Diese Ausgaben gehen für jeden einzelnen der Linien- oder Charterflüge in die Zehntausende. Am teuersten war ein Flug vom Flughafen Frankfurt/Main nach Nigeria am 16. Mai, bei dem für 32 Abzuschiebende fast 400 000 Euro für die Bereitstellung des Flugzeugs anfielen. Die Kosten dafür übernimmt in den meisten Fällen Frontex. Die zusätzlichen Kosten für die »Sicherheitsbegleitung« gibt das Ministerium für das erste Halbjahr mit 3,9 Millionen Euro an.
Besonders teuer sind demnach sogenannte »Kleincharterrückführungen« mit bis zu vier Betroffenen. Eine solche Mini-Abschiebung von Leipzig in den Niger kostete im Februar für eine betroffene Person 120 450 Euro, dabei waren vier Polizisten zur Eskorte an Bord. Insgesamt wurden auf diese Weise in neun Einzelmaßnahmen 25 Personen außer Landes geschafft. Diese Maßnahmen werden nicht durch Frontex finanziert.
Bei einem beträchtlichen Teil der Betroffenen setzt die Polizei »Hilfsmittel der körperlichen Gewalt« ein. Ihnen werden dabei Hand- und Fußfesseln oder als »Bodycuffs« bezeichnete Stahlfesseln angelegt. Im ersten Halbjahr betraf dies 480 Personen. Auffällig ist die Verteilung der Gewaltanwendung, die vor allem bei afrikanischen Zielländern vorkommt. Angeführt wird diese Liste von Abschiebungen nach Algerien (72 Prozent), Gambia (37 Prozent) und Nigeria (32 Prozent).
520 Abschiebungsversuche auf dem Luftweg seien abgebrochen worden, heißt es in der Antwort. Wie auch in den Vorjahren waren die häufigsten Gründe dafür der Widerstand der Betroffenen und die Weigerung der Piloten, diese zu befördern. In 59 Fällen hat die Bundespolizei die Übernahme verweigert. Bei Charterabschiebungen erfolgt dies deutlich seltener als bei Abschiebungen mit Linienflügen. Das könnte daran liegen, dass die »Kleincharterrückführungen« eingesetzt werden, wenn Widerstand von Betroffenen oder Proteste der Mitreisenden zu erwarten sind.

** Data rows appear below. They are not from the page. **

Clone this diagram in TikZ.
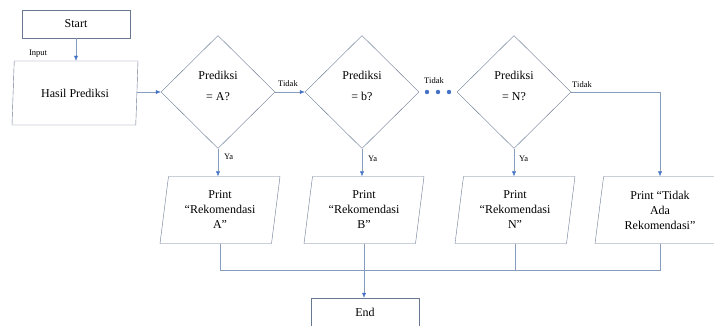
\documentclass[tikz,border=0pt]{standalone}
\usepackage{fontspec}
\setmainfont{Liberation Serif}
\usetikzlibrary{shapes.geometric,arrows.meta}
\definecolor{boxgray}{RGB}{105,120,145}
\definecolor{linegray}{RGB}{135,157,190}
\definecolor{tipblue}{RGB}{68,114,196}

\begin{document}
\begin{tikzpicture}[x=1pt,y=-1pt,
  box/.style={draw=boxgray,rectangle,minimum width=108pt,minimum height=28pt,
    font=\fontsize{12}{14}\selectfont},
  io/.style={draw=boxgray,trapezium,trapezium left angle=78,trapezium right angle=102,
    trapezium stretches body=true,minimum width=120pt,minimum height=67pt,
    align=center,inner sep=1pt,font=\fontsize{12}{15}\selectfont},
  cond/.style={draw=boxgray,diamond,minimum width=114pt,minimum height=113pt,
    inner sep=0pt,align=center,text depth=13pt,font=\fontsize{12}{21}\selectfont},
  lbl/.style={font=\fontsize{8.5}{10}\selectfont,inner sep=0pt},
  flow/.style={draw=linegray,-{Latex[length=5pt,width=4pt,color=tipblue]}},
  link/.style={draw=linegray}]
  \useasboundingbox (0,0) rectangle (714,325);

  % start and input
  \node[box] (start) at (76,24) {Start};
  \node[io,minimum width=126pt,minimum height=64pt] (hasil) at (75,93) {Hasil Prediksi};
  \node[lbl] (lblin) at (38,54) {Input};

  % decisions
  \node[cond] (dA) at (218,92) {Prediksi\\= A?};
  \node[cond] (dB) at (362,92) {Prediksi\\= b?};
  \node[cond] (dN) at (514,92) {Prediksi\\= N?};

  % outputs
  \node[io] (pA) at (220,210) {Print\\“Rekomendasi\\A”};
  \node[io] (pB) at (364,210) {Print\\“Rekomendasi\\B”};
  \node[io] (pN) at (515,210) {Print\\“Rekomendasi\\N”};
  \node[io,minimum width=130pt] (pT) at (660,210) {Print “Tidak\\Ada\\Rekomendasi”};
  \node[box] (end) at (365,312) {End};

  % labels
  \node[lbl] (tA) at (288,84) {Tidak};
  \node[lbl] (tB) at (434,81) {Tidak};
  \node[lbl] (tN) at (582,85) {Tidak};
  \node[lbl,anchor=west] (yA) at (224,157) {Ya};
  \node[lbl,anchor=west] (yB) at (368,159) {Ya};
  \node[lbl,anchor=west] (yN) at (519,159) {Ya};

  \foreach \x in {427,438,449}
    \fill[tipblue] (\x,92) circle (2.2pt);

  % connectors
  \draw[flow] (start.south) -- (start.south |- hasil.north);
  \draw[flow] (hasil.east |- dA.west) -- (dA.west);
  \draw[flow] (dA.east) -- (dB.west);
  \draw[flow] (dN.east) -| (pT.north);
  \draw[flow] (dA.south) -- (dA.south |- pA.north);
  \draw[flow] (dB.south) -- (dB.south |- pB.north);
  \draw[flow] (dN.south) -- (dN.south |- pN.north);

  \coordinate (jn) at (0,270);
  \draw[link] (pA.south) -- (pA.south |- jn) -- (pT.south |- jn) -- (pT.south);
  \draw[link] (pN.south) -- (pN.south |- jn);
  \draw[flow] (pB.south) -- (pB.south |- end.north);
\end{tikzpicture}
\end{document}
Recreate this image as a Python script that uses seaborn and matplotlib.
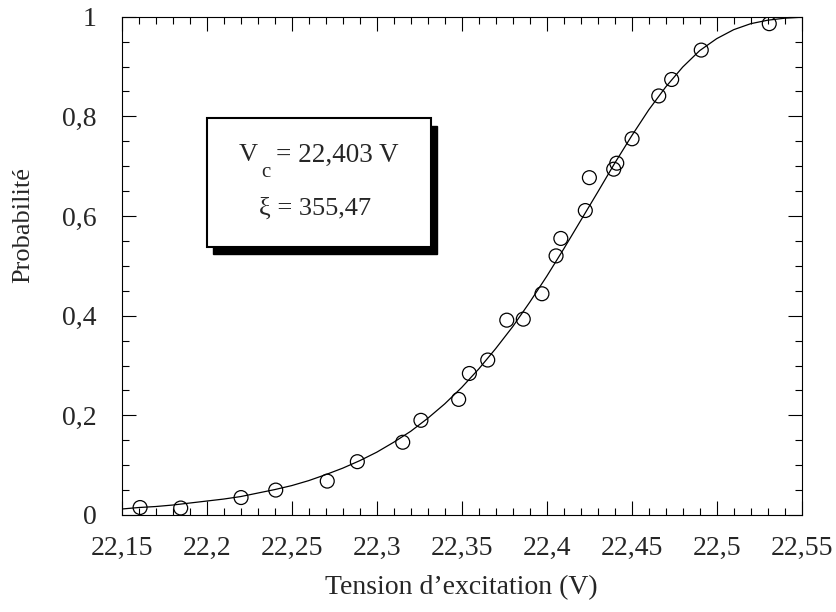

Die Angabe, welche Fluggesellschaften an den Abschiebungen verdienen, hat das Ministerium als vertraulich eingestuft. Zur Begründung heißt es, dies könne die Firmen der »öffentlichen Kritik« aussetzen und Abschiebungen erschweren. Jedoch sind die Flughäfen bekannt, von denen die meisten dieser Zwangsmaßnahmen erfolgen: Dies waren dieses Jahr Frankfurt/Main, Düsseldorf, Berlin-Brandenburg und München.
Die Fluglinien sind auch selbst von Repressalien betroffen, wenn sie Personen ohne den erforderlichen Pass oder Aufenthaltstitel nach Deutschland gebracht haben. Dabei handelt es sich um einen Verstoß gegen das Aufenthaltsgesetz, der mit bis zu 5000 Euro geahndet werden kann.
»Damit werden staatliche Kontrollaufgaben auf private Unternehmen übertragen, was grundsätzlich problematisch ist«, kritisiert die Linke-Politikerin Bünger diese Regelung. Im ersten Halbjahr haben die deutschen Behörden in 799 Fällen ein solches Zwangsgeld gegen die Firmen verhängt – ein deutlicher Zuwachs gegenüber dem Vorjahr. Pro Fall kostete dies im Durchschnitt 2357 Euro.